I punti quantici, «hanno molte proprietà affascinanti e inusuali. Soprattutto, assumono colori diversi a seconda delle loro dimensioni», ha detto il presidente del Comitato Nobel per la Chimica Johan Åqvist. Che nel nanomondo potessero accadere cose simili era previsto dalla comunità scientifica, ma per molto tempo non ci sono stati gli strumenti per poter controllare le dimensioni delle nanoparticelle e in molti sono stati convinti a lungo che questo campo di ricerca non avrebbero potuto portare ad applicazioni pratiche.
Qualcosa di nuovo è accaduto all’inizio degli anni Ottanta, quando Ekimov è riuscito a ottenere, in un vetro colorato, i primi effetti quantistici legati alle dimensioni di nanoparticelle di cloruro di rame e a dimostrare che erano proprio le dimensioni a determinare gli effetti quantistici. Settantotto anni, nato nell’ex Unione Sovietica, dove ha studiato, e poi il lavoro nell’azienda americana Nanocrystals Technology, Ekimov ricorda ancora la «sorpresa» di trovarsi davanti a quei primi risultati, la cui conferma ha richiesto quasi un anno di lavoro.
Pochi anni più tardi, Brus ha dimostrato un fenomeno analogo nelle particelle libere di muoversi in un fluido. «È stato un grande sforzo di collaborazione», ha detto Brus nell’intervista rilasciata alla Fondazione Nobel, ricordando gli anni di lavoro con tanti colleghi e amici a partire da 40 anni fa, soprattutto in una fucina di innovazione come i Bell Labs. È il più anziano dei tre premiati e ha svolto la maggior parte della carriera nella Columbia University, dove ha anche studiato.

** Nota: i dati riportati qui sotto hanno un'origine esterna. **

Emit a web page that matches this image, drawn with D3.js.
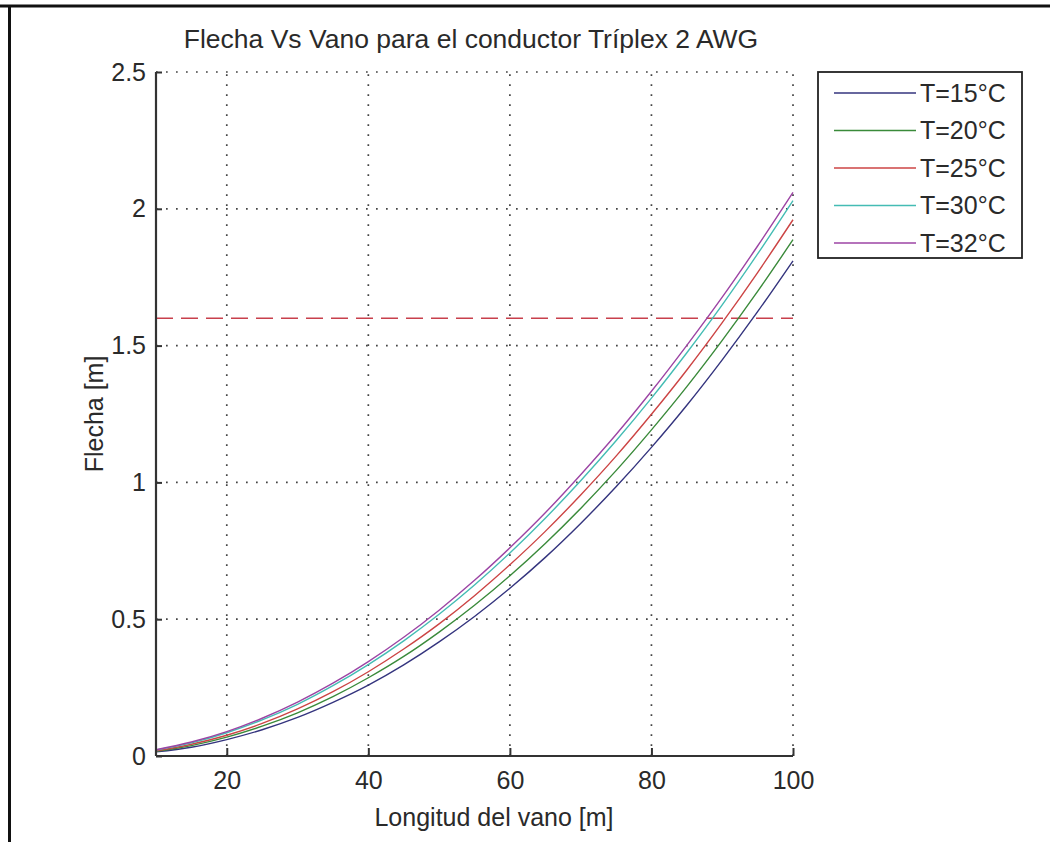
<!DOCTYPE html>
<html>
<head>
<meta charset="utf-8">
<script src="https://cdn.jsdelivr.net/npm/d3@7"></script>
<style>
  html, body { margin: 0; padding: 0; background: #fff; }
  svg { display: block; }
  text { font-family: "Liberation Sans", Arial, sans-serif; fill: #2a2a2a; }
</style>
</head>
<body>
<svg id="chart" width="1050" height="842"></svg>
<script>
// ---- data ----
const spans = [10, 15, 20, 25, 30, 35, 40, 45, 50, 55, 60, 65, 70, 75, 80, 85, 90, 95, 100];
const sagT15 = [0.015, 0.032, 0.060, 0.096, 0.141, 0.196, 0.259, 0.333, 0.417, 0.510, 0.613, 0.726, 0.850, 0.984, 1.128, 1.282, 1.448, 1.624, 1.810];
const sagT20 = [0.017, 0.038, 0.069, 0.109, 0.158, 0.217, 0.286, 0.364, 0.453, 0.551, 0.659, 0.777, 0.905, 1.043, 1.192, 1.350, 1.519, 1.698, 1.887];
const sagT25 = [0.019, 0.043, 0.076, 0.119, 0.172, 0.235, 0.308, 0.391, 0.483, 0.586, 0.699, 0.821, 0.954, 1.096, 1.249, 1.411, 1.584, 1.767, 1.960];
const sagT30 = [0.022, 0.048, 0.085, 0.132, 0.189, 0.257, 0.334, 0.421, 0.518, 0.625, 0.742, 0.869, 1.006, 1.152, 1.308, 1.474, 1.649, 1.835, 2.030];
const sagT32 = [0.023, 0.051, 0.089, 0.138, 0.197, 0.266, 0.345, 0.434, 0.533, 0.642, 0.761, 0.889, 1.028, 1.175, 1.333, 1.501, 1.677, 1.864, 2.060];
const seriesNames = ["T=15°C", "T=20°C", "T=25°C", "T=30°C", "T=32°C"];
const seriesColors = ["#34347e", "#3a8a3a", "#cc4444", "#44bcb4", "#9c44a4"];
const limitSag = 1.6;
const xTicks = [20, 40, 60, 80, 100];
const yTicks = [0, 0.5, 1, 1.5, 2, 2.5];
const titleText = "Flecha Vs Vano para el conductor Tríplex 2 AWG";
const xLabelText = "Longitud del vano [m]";
const yLabelText = "Flecha [m]";

const allSeries = [sagT15, sagT20, sagT25, sagT30, sagT32];

// ---- layout ----
const svg = d3.select("#chart");
const plot = { left: 156, right: 793, top: 72, bottom: 756 };

const x = d3.scaleLinear().domain([10, 100]).range([plot.left, plot.right]);
const y = d3.scaleLinear().domain([0, 2.5]).range([plot.bottom, plot.top]);

// outer frame (top and left edges of the screenshot)
svg.append("line").attr("x1", 0).attr("x2", 1050).attr("y1", 6).attr("y2", 6)
  .attr("stroke", "#111").attr("stroke-width", 3);
svg.append("line").attr("x1", 9.5).attr("x2", 9.5).attr("y1", 5).attr("y2", 842)
  .attr("stroke", "#111").attr("stroke-width", 3);

// grid (dotted)
const gridStyle = g => g.attr("stroke", "#444").attr("stroke-width", 1.7).attr("stroke-dasharray", "1.7,8.3");
svg.append("g").selectAll("line").data(xTicks).join("line")
  .attr("x1", d => x(d)).attr("x2", d => x(d)).attr("y1", plot.bottom).attr("y2", plot.top)
  .call(gridStyle);
svg.append("g").selectAll("line").data(yTicks.filter(d => d > 0)).join("line")
  .attr("x1", plot.left).attr("x2", plot.right).attr("y1", d => y(d)).attr("y2", d => y(d))
  .call(gridStyle);

// limit line
svg.append("line")
  .attr("x1", x(10)).attr("x2", x(100)).attr("y1", y(limitSag)).attr("y2", y(limitSag))
  .attr("stroke", "#c8404c").attr("stroke-width", 1.7).attr("stroke-dasharray", "17,8");

// curves
const line = d3.line().x((d, i) => x(spans[i])).y(d => y(d)).curve(d3.curveMonotoneX);
svg.append("g").selectAll("path").data(allSeries).join("path")
  .attr("d", d => line(d))
  .attr("fill", "none")
  .attr("stroke", (d, i) => seriesColors[i])
  .attr("stroke-width", 1.4);

// axes (left and bottom solid, ticks inward)
const xAxis = d3.axisBottom(x).tickValues(xTicks).tickSize(-8).tickPadding(15).tickFormat(d3.format("d"));
const yAxis = d3.axisLeft(y).tickValues(yTicks).tickSize(-6).tickPadding(10).tickFormat(d => String(d));

const gx = svg.append("g").attr("transform", `translate(0,${plot.bottom})`).call(xAxis);
const gy = svg.append("g").attr("transform", `translate(${plot.left},0)`).call(yAxis);
[gx, gy].forEach(g => {
  g.select(".domain").attr("stroke", "#333").attr("stroke-width", 2.2);
  g.selectAll(".tick line").attr("stroke", "#333").attr("stroke-width", 2);
  g.selectAll(".tick text").attr("font-size", 25).attr("fill", "#2a2a2a")
    .attr("font-family", "'Liberation Sans', Arial, sans-serif");
});
gx.select(".domain").attr("d", `M${plot.left},0H${plot.right}`);
gy.select(".domain").attr("d", `M0,${plot.bottom}V${plot.top}`);

// title & labels
svg.append("text").attr("x", 471).attr("y", 48).attr("text-anchor", "middle")
  .attr("font-size", 26.5).text(titleText);
svg.append("text").attr("x", 494).attr("y", 826).attr("text-anchor", "middle")
  .attr("font-size", 25).text(xLabelText);
svg.append("text").attr("transform", "translate(103,414) rotate(-90)").attr("text-anchor", "middle")
  .attr("font-size", 25).text(yLabelText);

// legend
const leg = svg.append("g");
leg.append("rect").attr("x", 818).attr("y", 72).attr("width", 204).attr("height", 186)
  .attr("fill", "#fff").attr("stroke", "#222").attr("stroke-width", 1.8);
const rowY = d3.scalePoint().domain(seriesNames).range([93, 243]);
const items = leg.selectAll("g.item").data(seriesNames).join("g").attr("class", "item");
items.append("line").attr("x1", 834).attr("x2", 916)
  .attr("y1", d => rowY(d)).attr("y2", d => rowY(d))
  .attr("stroke", (d, i) => seriesColors[i]).attr("stroke-width", 1.6);
items.append("text").attr("x", 920).attr("y", d => rowY(d)).attr("dy", "0.35em")
  .attr("font-size", 25).text(d => d);
</script>
</body>
</html>
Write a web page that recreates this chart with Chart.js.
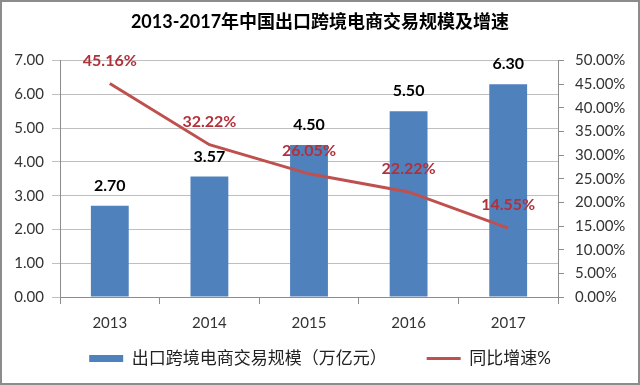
<!DOCTYPE html>
<html>
<head>
<meta charset="utf-8">
<script src="https://cdn.jsdelivr.net/npm/chart.js@4/dist/chart.umd.min.js"></script>
<style>
	body { margin: 0; background: #fff; }
	#wrap { width: 640px; height: 385px; position: relative; }
</style>
</head>
<body>
<div id="wrap"><canvas id="trade"></canvas></div>
<script>
var years = ['2013', '2014', '2015', '2016', '2017'];
var scale = [2.70, 3.57, 4.50, 5.50, 6.30];
var growth = [45.16, 32.22, 26.05, 22.22, 14.55];
var leftTicks = [0, 1, 2, 3, 4, 5, 6, 7];
var rightTicks = [0, 5, 10, 15, 20, 25, 30, 35, 40, 45, 50];

var FONT = "Lato, 'Noto Sans CJK SC', sans-serif";

// white background + grey frame
var framePlugin = {
	id: 'frame',
	beforeDraw: function (chart) {
		var c = chart.ctx;
		c.save();
		c.fillStyle = '#fff';
		c.fillRect(0, 0, chart.width, chart.height);
		c.restore();
	},
	afterDraw: function (chart) {
		var c = chart.ctx;
		c.save();
		c.strokeStyle = '#8c8c8c';
		c.lineWidth = 2;
		c.strokeRect(1, 1, chart.width - 2, chart.height - 2);
		c.restore();
	}
};

// value labels above bars and line points
var labelPlugin = {
	id: 'valueLabels',
	afterDatasetsDraw: function (chart) {
		var c = chart.ctx;
		c.save();
		c.textAlign = 'center';
		c.textBaseline = 'middle';
		chart.data.datasets.forEach(function (ds, i) {
			var meta = chart.getDatasetMeta(i);
			meta.data.forEach(function (el, j) {
				if (ds.type === 'line') {
					c.fillStyle = '#B3303A';
					c.font = 'bold 16px ' + FONT;
					c.fillText(ds.data[j].toFixed(2) + '%', el.x, el.y - 23);
				} else {
					c.fillStyle = '#000';
					c.font = 'bold 16px ' + FONT;
					c.fillText(ds.data[j].toFixed(2), el.x, el.y - 20);
				}
			});
		});
		c.restore();
	}
};

var ctx = document.getElementById('trade').getContext('2d');
window.TradeChart = new Chart(ctx, {
	data: {
		labels: years,
		datasets: [{
			type: 'line',
			label: '同比增速%',
			data: growth,
			yAxisID: 'y1',
			borderColor: '#C0504D',
			backgroundColor: '#C0504D',
			borderWidth: 3,
			pointRadius: 0,
			tension: 0,
			order: 0
		}, {
			type: 'bar',
			label: '出口跨境电商交易规模（万亿元）',
			data: scale,
			yAxisID: 'y',
			backgroundColor: '#4F81BD',
			borderWidth: 0,
			barPercentage: 0.38,
			categoryPercentage: 1,
			order: 1
		}]
	},
	plugins: [framePlugin, labelPlugin],
	options: {
		responsive: true,
		maintainAspectRatio: false,
		animation: false,
		layout: { padding: { left: 0, right: 0, top: 0, bottom: 8 } },
		plugins: {
			title: {
				display: true,
				text: '2013-2017年中国出口跨境电商交易规模及增速',
				color: '#000',
				font: { family: FONT, size: 18, weight: 'bold' },
				padding: { top: 11, bottom: 28 }
			},
			legend: {
				position: 'bottom',
				reverse: true,
				labels: {
					color: '#222',
					font: { family: FONT, size: 17 },
					usePointStyle: true,
					pointStyleWidth: 34,
					boxHeight: 7,
					padding: 40,
					generateLabels: function (chart) {
						var items = Chart.defaults.plugins.legend.labels.generateLabels(chart);
						items.forEach(function (it) {
							if (it.datasetIndex === 0) {
								it.pointStyle = 'line';
								it.lineWidth = 3;
								it.strokeStyle = '#C0504D';
							} else {
								it.pointStyle = 'rect';
								it.lineWidth = 0;
								it.fillStyle = '#4F81BD';
							}
						});
						return items;
					}
				}
			},
			tooltip: { enabled: false }
		},
		scales: {
			x: {
				offset: true,
				grid: { offset: true, drawOnChartArea: false, color: '#8c8c8c', tickLength: 7 },
				border: { color: '#8c8c8c' },
				ticks: { color: '#333', font: { family: FONT, size: 15 }, padding: 10 },
				afterFit: function (s) {
					// thin box so the legend sits close; labels may hang below it
					s.height = 13;
					s._computeLabelArea = function () { return undefined; };
				}
			},
			y: {
				position: 'left',
				min: 0,
				max: 7,
				afterBuildTicks: function (s) { s.ticks = leftTicks.map(function (v) { return { value: v }; }); },
				grid: { color: '#bfbfbf', tickLength: 8 },
				border: { color: '#8c8c8c' },
				ticks: {
					color: '#333',
					font: { family: FONT, size: 15 },
					padding: 8,
					callback: function (v) { return Number(v).toFixed(2); }
				},
				afterFit: function (s) { s.width = 60; }
			},
			y1: {
				position: 'right',
				min: 0,
				max: 50,
				afterBuildTicks: function (s) { s.ticks = rightTicks.map(function (v) { return { value: v }; }); },
				grid: { drawOnChartArea: false, color: '#8c8c8c', tickLength: 6 },
				border: { color: '#8c8c8c' },
				ticks: {
					color: '#333',
					font: { family: FONT, size: 15 },
					padding: 11,
					callback: function (v) { return Number(v).toFixed(2) + '%'; }
				},
				afterFit: function (s) { s.width = 82; }
			}
		}
	}
});
</script>
</body>
</html>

Il più giovane dei tre è invece Bawend, 62 anni, nato in Francia e trasferito negli Stati Uniti fin dai tempi dell’università. Oggi insegna nel Massachusetts Institute of Technology. È stato lui a perfezionare la tecnica, nel 1993, riuscendo a controllare la produzione di punti quantici in modo da assicurare un alto livello di qualità.
Oggi i punti quantici illuminano i monitor dei pc e gli schermi Qled (quantum dot led) delle tv, sono anche alla base di alcune lampade a Led e di sensori per studiare i tessuti biologici. Nel futuro di questa tecnologia ci sono dispositivi elettronici flessibili, sensori miniaturizzati, celle solari più sottili e comunicazioni quantistiche. È una scoperta che ha «un futuro importante», ha osservato Lidia Armelao, direttrice del dipartimento di Chimica e materiali del Consiglio Nazionale delle Ricerche. Bawendi, Brus ed Ekimov «sono un punto di riferimento», anche per i tanti ricercatori che in Italia lavorano sui punti quantici, un campo in cui, ha rilevato l’esperta, «l’Italia ha un’ottima squadra di ricerca».